- Material -
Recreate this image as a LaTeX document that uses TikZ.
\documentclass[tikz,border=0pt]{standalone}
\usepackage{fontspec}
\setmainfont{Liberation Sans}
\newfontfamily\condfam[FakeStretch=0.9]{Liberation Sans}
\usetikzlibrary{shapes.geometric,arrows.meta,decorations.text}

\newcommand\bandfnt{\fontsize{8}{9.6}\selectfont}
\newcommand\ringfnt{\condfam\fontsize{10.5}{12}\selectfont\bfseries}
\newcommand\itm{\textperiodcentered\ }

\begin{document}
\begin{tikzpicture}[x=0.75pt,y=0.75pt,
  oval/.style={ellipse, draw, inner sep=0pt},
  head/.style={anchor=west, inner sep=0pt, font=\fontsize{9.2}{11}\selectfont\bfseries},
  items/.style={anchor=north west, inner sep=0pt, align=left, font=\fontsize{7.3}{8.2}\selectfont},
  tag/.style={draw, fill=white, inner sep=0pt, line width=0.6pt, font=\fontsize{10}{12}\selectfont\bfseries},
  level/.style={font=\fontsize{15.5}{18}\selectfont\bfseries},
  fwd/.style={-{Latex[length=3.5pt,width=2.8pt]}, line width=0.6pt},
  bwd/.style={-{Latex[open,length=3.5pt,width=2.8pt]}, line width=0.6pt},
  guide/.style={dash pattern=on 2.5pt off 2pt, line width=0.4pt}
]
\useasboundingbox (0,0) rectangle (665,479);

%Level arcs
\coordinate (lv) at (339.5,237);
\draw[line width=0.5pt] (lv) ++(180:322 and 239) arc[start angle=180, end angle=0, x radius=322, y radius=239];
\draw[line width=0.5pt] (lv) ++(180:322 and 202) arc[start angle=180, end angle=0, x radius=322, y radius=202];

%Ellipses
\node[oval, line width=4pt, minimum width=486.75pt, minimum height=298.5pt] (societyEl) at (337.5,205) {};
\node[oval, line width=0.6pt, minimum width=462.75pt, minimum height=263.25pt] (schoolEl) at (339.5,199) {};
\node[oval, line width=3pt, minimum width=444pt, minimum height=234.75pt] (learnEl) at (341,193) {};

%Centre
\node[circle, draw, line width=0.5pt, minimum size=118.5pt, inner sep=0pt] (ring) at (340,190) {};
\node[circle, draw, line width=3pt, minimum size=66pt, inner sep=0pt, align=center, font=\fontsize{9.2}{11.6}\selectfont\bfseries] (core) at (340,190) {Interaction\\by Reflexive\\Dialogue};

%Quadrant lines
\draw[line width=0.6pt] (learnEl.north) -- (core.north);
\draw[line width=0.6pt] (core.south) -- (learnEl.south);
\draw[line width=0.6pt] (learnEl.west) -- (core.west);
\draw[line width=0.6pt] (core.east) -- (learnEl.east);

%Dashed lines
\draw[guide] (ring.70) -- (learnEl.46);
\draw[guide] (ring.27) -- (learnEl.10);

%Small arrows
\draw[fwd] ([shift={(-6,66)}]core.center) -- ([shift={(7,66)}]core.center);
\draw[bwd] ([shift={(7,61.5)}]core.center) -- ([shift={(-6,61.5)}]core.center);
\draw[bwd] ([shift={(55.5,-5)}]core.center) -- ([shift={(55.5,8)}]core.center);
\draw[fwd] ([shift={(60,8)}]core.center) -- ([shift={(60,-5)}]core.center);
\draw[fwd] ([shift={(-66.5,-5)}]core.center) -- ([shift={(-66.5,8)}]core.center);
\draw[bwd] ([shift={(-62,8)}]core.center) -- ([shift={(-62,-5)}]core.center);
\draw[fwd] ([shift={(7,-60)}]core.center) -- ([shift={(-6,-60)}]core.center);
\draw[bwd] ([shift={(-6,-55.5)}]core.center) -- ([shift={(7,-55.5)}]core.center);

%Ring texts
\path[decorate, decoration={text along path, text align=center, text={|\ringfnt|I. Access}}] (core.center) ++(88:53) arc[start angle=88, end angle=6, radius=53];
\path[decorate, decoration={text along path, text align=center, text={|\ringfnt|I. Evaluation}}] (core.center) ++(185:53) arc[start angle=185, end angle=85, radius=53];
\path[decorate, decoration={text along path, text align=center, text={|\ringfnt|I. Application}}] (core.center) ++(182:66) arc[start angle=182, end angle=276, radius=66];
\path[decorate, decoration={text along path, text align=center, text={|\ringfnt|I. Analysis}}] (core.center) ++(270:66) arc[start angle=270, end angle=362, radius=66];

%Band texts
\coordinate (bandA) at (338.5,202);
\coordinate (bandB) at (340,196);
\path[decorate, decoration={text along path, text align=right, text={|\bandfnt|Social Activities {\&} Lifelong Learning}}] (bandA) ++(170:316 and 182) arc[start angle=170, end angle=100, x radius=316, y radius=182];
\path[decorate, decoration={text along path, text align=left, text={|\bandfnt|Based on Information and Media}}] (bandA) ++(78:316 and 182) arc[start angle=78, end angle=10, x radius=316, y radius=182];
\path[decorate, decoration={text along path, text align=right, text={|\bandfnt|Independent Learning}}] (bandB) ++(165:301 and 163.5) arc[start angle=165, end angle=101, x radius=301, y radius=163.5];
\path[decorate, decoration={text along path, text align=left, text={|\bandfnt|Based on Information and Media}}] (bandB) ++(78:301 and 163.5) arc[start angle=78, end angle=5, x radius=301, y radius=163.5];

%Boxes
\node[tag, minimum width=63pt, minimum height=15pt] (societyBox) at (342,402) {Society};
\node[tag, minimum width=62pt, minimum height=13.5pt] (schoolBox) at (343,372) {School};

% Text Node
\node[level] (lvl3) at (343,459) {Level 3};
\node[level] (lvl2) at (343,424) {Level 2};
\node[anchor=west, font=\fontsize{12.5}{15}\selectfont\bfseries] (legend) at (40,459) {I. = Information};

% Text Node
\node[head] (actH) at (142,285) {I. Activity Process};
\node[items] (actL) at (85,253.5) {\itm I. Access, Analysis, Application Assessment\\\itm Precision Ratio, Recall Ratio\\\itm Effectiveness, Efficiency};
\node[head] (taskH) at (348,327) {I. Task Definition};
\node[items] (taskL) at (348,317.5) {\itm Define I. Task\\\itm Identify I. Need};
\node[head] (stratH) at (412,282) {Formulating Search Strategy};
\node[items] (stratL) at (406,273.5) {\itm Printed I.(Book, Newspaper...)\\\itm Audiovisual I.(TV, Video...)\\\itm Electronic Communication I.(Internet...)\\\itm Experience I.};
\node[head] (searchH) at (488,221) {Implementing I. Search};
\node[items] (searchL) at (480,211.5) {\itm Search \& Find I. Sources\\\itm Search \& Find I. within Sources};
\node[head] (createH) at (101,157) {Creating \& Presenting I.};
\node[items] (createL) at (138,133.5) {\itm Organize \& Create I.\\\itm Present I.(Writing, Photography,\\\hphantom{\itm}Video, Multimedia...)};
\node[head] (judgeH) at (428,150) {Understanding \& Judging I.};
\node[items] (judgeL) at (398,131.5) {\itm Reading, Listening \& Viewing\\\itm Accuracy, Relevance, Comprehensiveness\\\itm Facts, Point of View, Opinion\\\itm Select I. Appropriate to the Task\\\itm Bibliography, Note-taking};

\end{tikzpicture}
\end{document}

- Task to complete -
Output all of the data again. Match it exactly.

- Exercise result -
Recreate this image as a LaTeX document that uses TikZ.
\documentclass[tikz,border=0pt]{standalone}
\usepackage{fontspec}
\setmainfont{Liberation Sans}
\newfontfamily\condfam[FakeStretch=0.9]{Liberation Sans}
\usetikzlibrary{shapes.geometric,arrows.meta,decorations.text}

\newcommand\bandfnt{\fontsize{8}{9.6}\selectfont}
\newcommand\ringfnt{\condfam\fontsize{10.5}{12}\selectfont\bfseries}
\newcommand\itm{\textperiodcentered\ }

\begin{document}
\begin{tikzpicture}[x=0.75pt,y=0.75pt,
  oval/.style={ellipse, draw, inner sep=0pt},
  head/.style={anchor=west, inner sep=0pt, font=\fontsize{9.2}{11}\selectfont\bfseries},
  items/.style={anchor=north west, inner sep=0pt, align=left, font=\fontsize{7.3}{8.2}\selectfont},
  tag/.style={draw, fill=white, inner sep=0pt, line width=0.6pt, font=\fontsize{10}{12}\selectfont\bfseries},
  level/.style={font=\fontsize{15.5}{18}\selectfont\bfseries},
  fwd/.style={-{Latex[length=3.5pt,width=2.8pt]}, line width=0.6pt},
  bwd/.style={-{Latex[open,length=3.5pt,width=2.8pt]}, line width=0.6pt},
  guide/.style={dash pattern=on 2.5pt off 2pt, line width=0.4pt}
]
\useasboundingbox (0,0) rectangle (665,479);

%Level arcs
\coordinate (lv) at (339.5,237);
\draw[line width=0.5pt] (lv) ++(180:322 and 239) arc[start angle=180, end angle=0, x radius=322, y radius=239];
\draw[line width=0.5pt] (lv) ++(180:322 and 202) arc[start angle=180, end angle=0, x radius=322, y radius=202];

%Ellipses
\node[oval, line width=4pt, minimum width=486.75pt, minimum height=298.5pt] (societyEl) at (337.5,205) {};
\node[oval, line width=0.6pt, minimum width=462.75pt, minimum height=263.25pt] (schoolEl) at (339.5,199) {};
\node[oval, line width=3pt, minimum width=444pt, minimum height=234.75pt] (learnEl) at (341,193) {};

%Centre
\node[circle, draw, line width=0.5pt, minimum size=118.5pt, inner sep=0pt] (ring) at (340,190) {};
\node[circle, draw, line width=3pt, minimum size=66pt, inner sep=0pt, align=center, font=\fontsize{9.2}{11.6}\selectfont\bfseries] (core) at (340,190) {Interaction\\by Reflexive\\Dialogue};

%Quadrant lines
\draw[line width=0.6pt] (learnEl.north) -- (core.north);
\draw[line width=0.6pt] (core.south) -- (learnEl.south);
\draw[line width=0.6pt] (learnEl.west) -- (core.west);
\draw[line width=0.6pt] (core.east) -- (learnEl.east);

%Dashed lines
\draw[guide] (ring.70) -- (learnEl.46);
\draw[guide] (ring.27) -- (learnEl.10);

%Small arrows
\draw[fwd] ([shift={(-6,66)}]core.center) -- ([shift={(7,66)}]core.center);
\draw[bwd] ([shift={(7,61.5)}]core.center) -- ([shift={(-6,61.5)}]core.center);
\draw[bwd] ([shift={(55.5,-5)}]core.center) -- ([shift={(55.5,8)}]core.center);
\draw[fwd] ([shift={(60,8)}]core.center) -- ([shift={(60,-5)}]core.center);
\draw[fwd] ([shift={(-66.5,-5)}]core.center) -- ([shift={(-66.5,8)}]core.center);
\draw[bwd] ([shift={(-62,8)}]core.center) -- ([shift={(-62,-5)}]core.center);
\draw[fwd] ([shift={(7,-60)}]core.center) -- ([shift={(-6,-60)}]core.center);
\draw[bwd] ([shift={(-6,-55.5)}]core.center) -- ([shift={(7,-55.5)}]core.center);

%Ring texts
\path[decorate, decoration={text along path, text align=center, text={|\ringfnt|I. Access}}] (core.center) ++(88:53) arc[start angle=88, end angle=6, radius=53];
\path[decorate, decoration={text along path, text align=center, text={|\ringfnt|I. Evaluation}}] (core.center) ++(185:53) arc[start angle=185, end angle=85, radius=53];
\path[decorate, decoration={text along path, text align=center, text={|\ringfnt|I. Application}}] (core.center) ++(182:66) arc[start angle=182, end angle=276, radius=66];
\path[decorate, decoration={text along path, text align=center, text={|\ringfnt|I. Analysis}}] (core.center) ++(270:66) arc[start angle=270, end angle=362, radius=66];

%Band texts
\coordinate (bandA) at (338.5,202);
\coordinate (bandB) at (340,196);
\path[decorate, decoration={text along path, text align=right, text={|\bandfnt|Social Activities {\&} Lifelong Learning}}] (bandA) ++(170:316 and 182) arc[start angle=170, end angle=100, x radius=316, y radius=182];
\path[decorate, decoration={text along path, text align=left, text={|\bandfnt|Based on Information and Media}}] (bandA) ++(78:316 and 182) arc[start angle=78, end angle=10, x radius=316, y radius=182];
\path[decorate, decoration={text along path, text align=right, text={|\bandfnt|Independent Learning}}] (bandB) ++(165:301 and 163.5) arc[start angle=165, end angle=101, x radius=301, y radius=163.5];
\path[decorate, decoration={text along path, text align=left, text={|\bandfnt|Based on Information and Media}}] (bandB) ++(78:301 and 163.5) arc[start angle=78, end angle=5, x radius=301, y radius=163.5];

%Boxes
\node[tag, minimum width=63pt, minimum height=15pt] (societyBox) at (342,402) {Society};
\node[tag, minimum width=62pt, minimum height=13.5pt] (schoolBox) at (343,372) {School};

% Text Node
\node[level] (lvl3) at (343,459) {Level 3};
\node[level] (lvl2) at (343,424) {Level 2};
\node[anchor=west, font=\fontsize{12.5}{15}\selectfont\bfseries] (legend) at (40,459) {I. = Information};

% Text Node
\node[head] (actH) at (142,285) {I. Activity Process};
\node[items] (actL) at (85,253.5) {\itm I. Access, Analysis, Application Assessment\\\itm Precision Ratio, Recall Ratio\\\itm Effectiveness, Efficiency};
\node[head] (taskH) at (348,327) {I. Task Definition};
\node[items] (taskL) at (348,317.5) {\itm Define I. Task\\\itm Identify I. Need};
\node[head] (stratH) at (412,282) {Formulating Search Strategy};
\node[items] (stratL) at (406,273.5) {\itm Printed I.(Book, Newspaper...)\\\itm Audiovisual I.(TV, Video...)\\\itm Electronic Communication I.(Internet...)\\\itm Experience I.};
\node[head] (searchH) at (488,221) {Implementing I. Search};
\node[items] (searchL) at (480,211.5) {\itm Search \& Find I. Sources\\\itm Search \& Find I. within Sources};
\node[head] (createH) at (101,157) {Creating \& Presenting I.};
\node[items] (createL) at (138,133.5) {\itm Organize \& Create I.\\\itm Present I.(Writing, Photography,\\\hphantom{\itm}Video, Multimedia...)};
\node[head] (judgeH) at (428,150) {Understanding \& Judging I.};
\node[items] (judgeL) at (398,131.5) {\itm Reading, Listening \& Viewing\\\itm Accuracy, Relevance, Comprehensiveness\\\itm Facts, Point of View, Opinion\\\itm Select I. Appropriate to the Task\\\itm Bibliography, Note-taking};

\end{tikzpicture}
\end{document}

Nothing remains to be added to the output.